• _Brief_:
Carry none of the pictures over; set down the material below exactly.

• _Recorded data_:
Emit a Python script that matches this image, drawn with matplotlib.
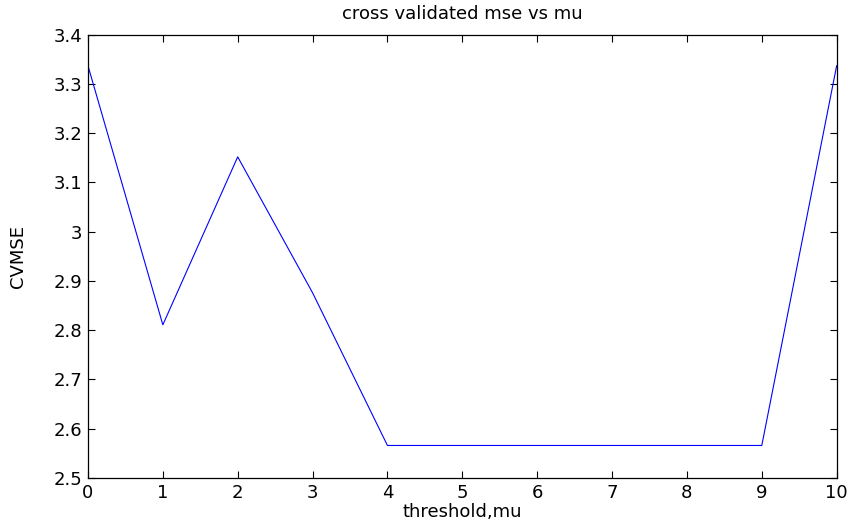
import matplotlib
matplotlib.use('Agg')
import matplotlib.pyplot as plt

# threshold values and the cross validated mse at each one
mu = [0, 1, 2, 3, 4, 5, 6, 7, 8, 9, 10]
cvmse = [3.337, 2.811, 3.152, 2.876, 2.566, 2.566, 2.566, 2.566, 2.566, 2.566, 3.337]
yticks = [2.5, 2.6, 2.7, 2.8, 2.9, 3.0, 3.1, 3.2, 3.3, 3.4]
ytick_labels = ['2.5', '2.6', '2.7', '2.8', '2.9', '3', '3.1', '3.2', '3.3', '3.4']

plt.rcParams['font.family'] = ['DejaVu Sans']

fig = plt.figure(figsize=(8.5, 5.26), dpi=100)
ax = fig.add_axes([0.1035, 0.0913, 0.8808, 0.8427])
ax.plot(mu, cvmse, color='#0000ff', linewidth=0.8)

ax.set_xlim(0, 10)
ax.set_ylim(2.5, 3.4)
ax.set_xticks(mu)
ax.set_yticks(yticks)
ax.set_yticklabels(ytick_labels)
ax.tick_params(direction='in', length=5, width=0.8, top=True, right=True,
               labelsize=13, pad=4)
for s in ax.spines.values():
    s.set_linewidth(0.9)

ax.set_title('cross validated mse vs mu', fontsize=13, pad=11)
ax.set_xlabel('threshold,mu', fontsize=13)
ax.set_ylabel('CVMSE', fontsize=13)
# pin the axis labels where they sit on the page
ax.xaxis.set_label_coords(0.5, -0.077)
ax.xaxis.label.set_va('center')
ax.yaxis.set_label_coords(-0.094, 0.5)
ax.yaxis.label.set_va('center')

fig.savefig('out.png', dpi=100)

• _Solution for this task_:
Emit a Python script that matches this image, drawn with matplotlib.
import matplotlib
matplotlib.use('Agg')
import matplotlib.pyplot as plt

# threshold values and the cross validated mse at each one
mu = [0, 1, 2, 3, 4, 5, 6, 7, 8, 9, 10]
cvmse = [3.337, 2.811, 3.152, 2.876, 2.566, 2.566, 2.566, 2.566, 2.566, 2.566, 3.337]
yticks = [2.5, 2.6, 2.7, 2.8, 2.9, 3.0, 3.1, 3.2, 3.3, 3.4]
ytick_labels = ['2.5', '2.6', '2.7', '2.8', '2.9', '3', '3.1', '3.2', '3.3', '3.4']

plt.rcParams['font.family'] = ['DejaVu Sans']

fig = plt.figure(figsize=(8.5, 5.26), dpi=100)
ax = fig.add_axes([0.1035, 0.0913, 0.8808, 0.8427])
ax.plot(mu, cvmse, color='#0000ff', linewidth=0.8)

ax.set_xlim(0, 10)
ax.set_ylim(2.5, 3.4)
ax.set_xticks(mu)
ax.set_yticks(yticks)
ax.set_yticklabels(ytick_labels)
ax.tick_params(direction='in', length=5, width=0.8, top=True, right=True,
               labelsize=13, pad=4)
for s in ax.spines.values():
    s.set_linewidth(0.9)

ax.set_title('cross validated mse vs mu', fontsize=13, pad=11)
ax.set_xlabel('threshold,mu', fontsize=13)
ax.set_ylabel('CVMSE', fontsize=13)
# pin the axis labels where they sit on the page
ax.xaxis.set_label_coords(0.5, -0.077)
ax.xaxis.label.set_va('center')
ax.yaxis.set_label_coords(-0.094, 0.5)
ax.yaxis.label.set_va('center')

fig.savefig('out.png', dpi=100)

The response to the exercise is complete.